Der Kostümbildner hat mit Halskrausen gearbeitet, wie sie für die Renaissance typisch waren. Die Kleider erzeugten  Silhouetten, wie sie zu Shakespeares Zeit zu sehen waren. Die Kulissen blieben einfach, es gab weiße, rote, schwarze und goldene Bilder. Die gesamte Inszenierung wurde von diesen Silhouetten und diesen Farbflächen geprägt. So war sie modern und dennoch vollkommen verständlich. Das Stück tat mir persönlich sehr gut: Ich spürte die Verbindung zwischen mir und der Epoche, zwischen meinem Geschmack und jener Zeit. Eine solche Verbindung muss ich auch in meiner Arbeit herstellen.

Das erinnert mich an ein Interview mit dem New York Times-Verleger Arthur Sulzberger, der kürzlich darüber sprach, wie er seine Zeitung ins digitale Zeitalter führen will. Er sagte: „Wenn man was verändern will, muss man wissen, was man keinesfalls verändern darf.“
Das ist es! (Lisy Christl nimmt ein Wasserglas und stellt es vor sich auf den Tisch.) Das hier ist das Zentrum. Dieses Zentrum kann eine Figur sein, vielleicht auch das Zentrum eines Hauses oder eines Lebens, der Gedanke ist ja übertragbar. Dieses Glas symbolisiert die feststehende Größe. Sie darf nicht verändert werden. Das Drumherum ist meine Freiheit, die aber erst durch die feststehende Größe entsteht. Sonst wäre es keine Freiheit, sondern Beliebigkeit. 

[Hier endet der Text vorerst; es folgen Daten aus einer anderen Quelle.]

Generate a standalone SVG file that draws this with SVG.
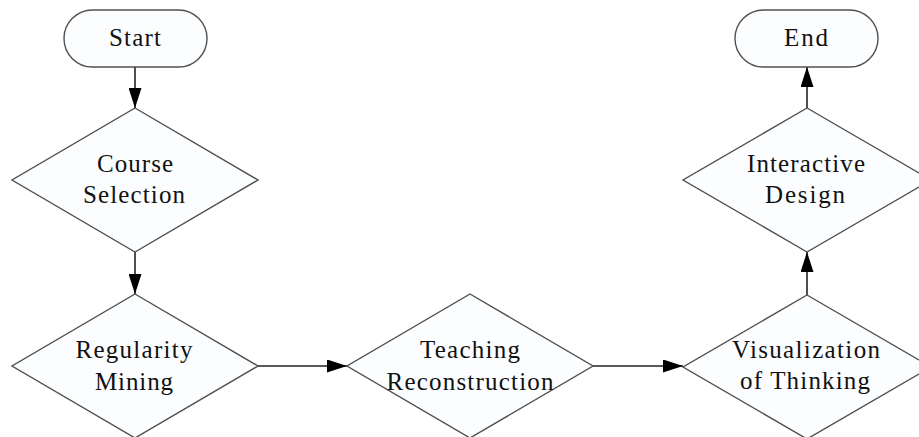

Ist es das, was Sie bei jedem Projekt suchen müssen?
Ich suche nach der feststehenden Größe, nach dem zentralen Gedanken. Dann kann ich arbeiten.

Was war die feststehende Größe bei „Was bleibt“?
Corinna Harfouch, die Mutter der Familie. Sie erschuf das Zuhause, das Haus, in dem der ganze Film spielt. Alle anderen kommen und gehen, aber sie bleibt. Im Buch, das ich gerade lese, gibt es eine Frau, in die sich die Hauptfigur verliebt. Sie wird beschrieben als rothaariges Mädchen mit einem laubgrünen Kleid. Es geht nur um sie, sie ist die Säule, die Sehnsucht, die Projektionsfläche.

Und von ihr aus beginnt der Aufbau Ihrer Arbeit?
Von ihr geht alles aus. Zu ihr kommt alles zurück.